Mas depois dos sete anos, o ganhar é mais
uma fonte de prazer. A frustação do perder pode ser, em alguns
casos, motivadora da repetição da actividade tanto mais
empenhada quanto mais frustrada; mas em outros, poderá levar à
desistência. "Não é fácil, é mesmo muito difícil,
estudar a perspectiva genética e motivacional do jogo
[...]" (CABRAL, 1990, p. 30).
O jogo de combate no Karaté, é um jogo de
informação incompleta e sem estratégia óptima, de duas
pessoas, e, dependendo dos casos, pode ser finito (termina ao fim
de um número finito de jogadas) e de soma zero (se um ganha, o
outro perde).
Uma das suas características é que, por um
lado, toda a responsabilidade de interpretação do jogo é
individual; por outro lado, a situação é aberta, isto é, não
depende apenas da própria intervenção, mas de todo um diálogo
corporal com o "outro". Permite, assim, uma
canalização centrífuga da atenção da criança, rumo ao
"outro", sem apelar de forma demasiado complexa à
cooperação. É um autêntico comportamento de sociabilização
adequado à segunda infância e uma introdução aos
comportamentos cooperativos próprios do período seguinte.
Outra importante característica do jogo de
combate, como vimos ao nos referirmos ao carácter biplanear dos
jogos, é a de que é interpretado, pelas crianças, como um
faz-de-conta da luta real. Esta actividade, fulcro de expressões
emocionais as mais diversas, na vez de recalcadas, devem ser
trabalhadas objectivamente. O lidar com uma situação em que a
"agressão" do "outro" é trabalhada
ludicamente, permite a vivência próxima de problemas
sócio-afectivos diversos, como o da agressividade.

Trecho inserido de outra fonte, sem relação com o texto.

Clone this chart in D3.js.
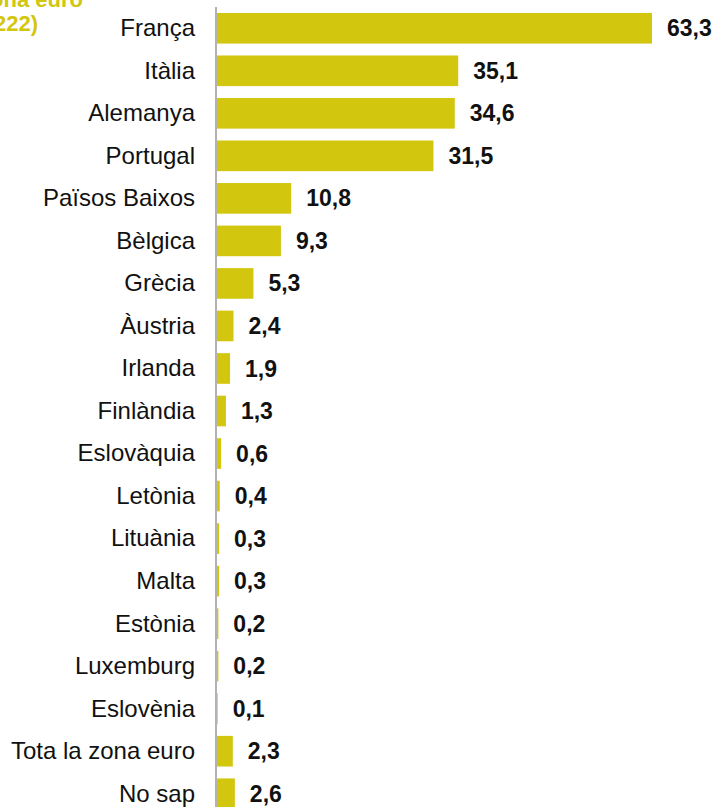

Como refere CABRAL (1990, p. 76), "o
impulso lúdico visa o antagonismo [...]" e, tal como não
há jogo sem afirmação de si, não há, efectivamente, jogo sem
um princípio de agon, sem antagonismo, sem aspiração à
autoridade, à superioridade. E se um dos culmínios
contraditórios da autoafirmação é a autodestruição, outro
será a heterodestruição. O impulso lúdico, que leva à
actividade e, do acto ao pensamento, permite o desenvolvimento
individual, vai sendo motor da autoafirmação em actividades
diversas.
A socialização desta componente
autoafirmativa é feita à custa da autonomia e liberdade de
luta, gerida numa perspectiva ludencial, simultaneamente com a
introdução do conteúdo ético protagonizado pelo respeito pelo
"outro". Em perfeita coerência com a promoção de
valores sociais actuais, este conteúdo ético deve ser
explicitamente trabalhado em todas as situações de jogo dual,
sociabilizando, nesse sentido, o impulso lúdico.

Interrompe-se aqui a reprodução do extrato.